Die über das Internet gewonnenen Informationen könnten diese Verunsicherung nur zum Teil ausräumen, glaubt Candidus. Schließlich sei ein hoher Grad an Verständnis für die einzelne Indikation, Diagnose und Therapie erforderlich, um die Informationen auch wirklich zu begreifen. Stefan Etgeton, Referent bei der Verbraucherzentrale Bundesverband (vzbv), ergänzt: "Vor allem ist meistens nicht klar, mit welcher Interessenslage das jeweilige Informationsangebot verbunden ist." Denkbar sei beispielsweise, dass die Industrie hinter einer Website stecke, aber auch Informationen von Krankenhäusern, (Zahn-)Ärzten oder Alten- und Pflegeeinrichtungen könnten geprägt sein. Eine Orientierungshilfe ist nach Ansicht Etgetons das Aktionsforum Gesundheitsinformationssysteme. Das biete eine Transparenzprüfung an und vergebe dafür ein zeitlich begrenztes Qualitätssiegel. Oder aber, rät Candidus, der Patient schaue bei einem neuen Forum zunächst auf das Impressum. Dann sei immerhin der Urheber und somit Verantwortliche für die Internetseite erkennbar.

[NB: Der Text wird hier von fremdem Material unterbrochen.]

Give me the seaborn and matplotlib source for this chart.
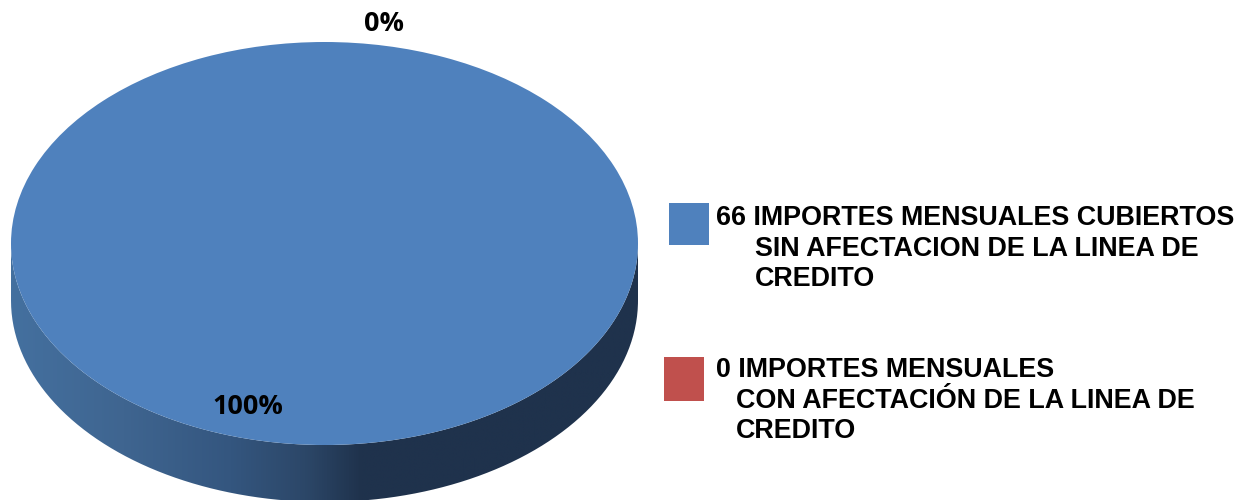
import numpy as np
import matplotlib
matplotlib.use('Agg')
import matplotlib.pyplot as plt
from matplotlib.colors import LinearSegmentedColormap
from matplotlib.patches import PathPatch, Rectangle
from matplotlib.path import Path
import seaborn as sns

# Data
categories = ['66 IMPORTES MENSUALES CUBIERTOS', '0 IMPORTES MENSUALES']
legend_second_lines = [['SIN AFECTACION DE LA LINEA DE', 'CREDITO'],
                       ['CON AFECTACIÓN DE LA LINEA DE', 'CREDITO']]
values = [66, 0]

colors = ['#4F81BD', '#C0504D']
sns.set_theme(style='white', palette=colors)
plt.rcParams['font.family'] = ['Liberation Sans', 'DejaVu Sans']

W, H = 1249, 500
fig = plt.figure(figsize=(W / 100, H / 100), dpi=100, facecolor='white')

# Ellipse of the pie top, in pixels
left, right, top, bottom = 11, 638, 42, 445
depth = 57 / ((bottom - top) / 2)  # rim height in axes units

# axes runs down past the ellipse so the rim fits inside it
ax = fig.add_axes([left / W, 1 - (bottom + 57) / H, (right - left) / W, (bottom + 57 - top) / H])
wedges, _ = ax.pie(values, colors=sns.color_palette(), startangle=90, counterclock=False, radius=1,
                   wedgeprops={'linewidth': 0, 'zorder': 3})
ax.axis('off')

# Rim of the fake 3D pie
shade = LinearSegmentedColormap.from_list('rim', [(0, '#44709F'), (0.18, '#3F6590'), (0.35, '#34567F'),
                                                  (0.47, '#2C4768'), (0.56, '#1F324C'), (1, '#1F324C')])
t = np.linspace(np.pi, 2 * np.pi, 200)
xs = np.r_[np.cos(t), np.cos(t[::-1])]
ys = np.r_[np.sin(t) - depth, np.sin(t[::-1])]
rim = PathPatch(Path(np.c_[xs, ys]), transform=ax.transData, fc='none', ec='none')
ax.add_patch(rim)
im = ax.imshow(np.linspace(0, 1, 512)[None, :], cmap=shade, extent=(-1, 1, -1 - depth, 0),
               aspect='auto', zorder=1)
im.set_clip_path(rim)
ax.set_aspect('auto')
ax.set_xlim(-1, 1)
ax.set_ylim(-1 - depth, 1)

# Overlay in pixel coordinates for labels and legend
ov = fig.add_axes([0, 0, 1, 1], facecolor='none')
ov.set_xlim(0, W)
ov.set_ylim(H, 0)
ov.axis('off')

total = sum(values)
pct_font = dict(family=['Open Sans', 'DejaVu Sans'], fontsize=19.5, fontweight='bold', color='black',
                va='center', ha='center')
ov.text(384.5, 24, f'{values[1] / total:.0%}', **pct_font)
ov.text(248, 407, f'{values[0] / total:.0%}', **pct_font)

ov.add_patch(Rectangle((669, 203), 40, 42, fc=colors[0], ec='none'))
ov.add_patch(Rectangle((664, 357), 40, 44, fc=colors[1], ec='none'))

txt = dict(fontsize=19.4, fontweight='bold', color='black', va='center', ha='left')
ov.text(716, 218, categories[0], **txt)
ov.text(755, 249, legend_second_lines[0][0], **txt)
ov.text(755, 279, legend_second_lines[0][1], **txt)
ov.text(716, 370, categories[1], **txt)
ov.text(736, 401, legend_second_lines[1][0], **txt)
ov.text(736, 431, legend_second_lines[1][1], **txt)

fig.savefig('out.png', dpi=100)
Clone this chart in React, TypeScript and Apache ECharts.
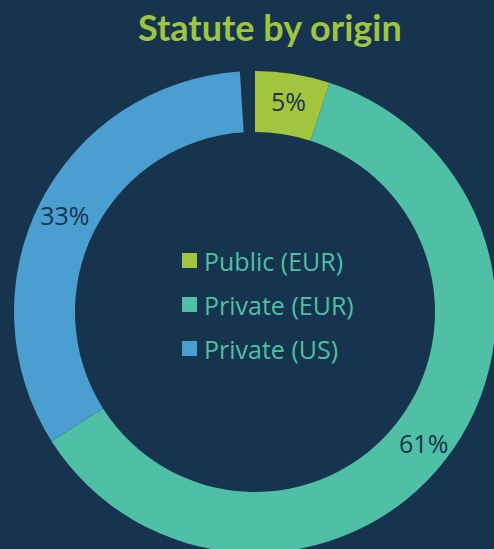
import React, { useEffect, useRef } from "react";
import * as echarts from "echarts";

const categories = ["Public (EUR)", "Private (EUR)", "Private (US)"];
const values = [5, 61, 33];
const remainder = 1;
const colors = ["#a2c540", "#4fbfa5", "#4a9ed0"];

export default function App() {
  const ref = useRef<HTMLDivElement>(null);
  useEffect(() => {
    document.body.style.margin = "0";
    const chart = echarts.init(ref.current!, null, { renderer: "svg" });
    const data: any[] = categories.map((c, i) => ({
      name: c,
      value: values[i],
      itemStyle: { color: colors[i] },
    }));
    data.push({
      name: "",
      value: remainder,
      itemStyle: { color: "transparent" },
      label: { show: false },
      emphasis: { disabled: true },
    });
    chart.setOption({
      animation: false,
      backgroundColor: "#17344f",
      title: {
        text: "Statute by origin",
        left: 138,
        top: 9,
        padding: 0,
        textStyle: {
          color: "#9fc540",
          fontSize: 36,
          fontWeight: "bold",
          fontFamily: "Lato",
        },
      },
      legend: {
        data: categories,
        orient: "vertical",
        left: 182,
        top: 248,
        padding: 0,
        itemWidth: 15,
        itemHeight: 15,
        itemGap: 19,
        icon: "rect",
        textStyle: {
          color: "#4fbfa5",
          fontSize: 25,
          lineHeight: 25,
          fontFamily: "Open Sans",
          padding: [0, 0, 0, 2],
        },
      },
      series: [
        {
          type: "pie",
          center: [255, 312],
          radius: [180, 241],
          startAngle: 90,
          clockwise: true,
          avoidLabelOverlap: false,
          silent: true,
          label: {
            show: true,
            position: "inside",
            formatter: (p: any) => p.value + "%",
            color: "#1a3550",
            fontSize: 25,
            fontFamily: "Open Sans",
          },
          labelLine: { show: false },
          data,
        },
      ],
    });
    return () => chart.dispose();
  }, []);
  return <div ref={ref} style={{ width: 494, height: 549 }} />;
}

Überinformiert und unsicher: stimmt das wirklich?
Für "überinformiert" ob der Vielzahl an Informationen hält Gerd Marstedt den Patienten von heute dennoch nicht. Der Mit-Autor der Bremer Studie glaubt vielmehr, dass informierte Patienten lediglich Spezialisten für ihre eigenen Beschwerden oder Erkrankungen sind, "Laienmediziner mit Scheuklappe", wie er es nennt. Einer Schweizer Studie zufolge sei das Grundwissen in der Bevölkerung über wirklich bedeutsame gesundheitliche Fakten in allen Bevölkerungsschichten "erschreckend gering". Marstedt: "Von einer Überinformation sind wir noch sehr weit entfernt."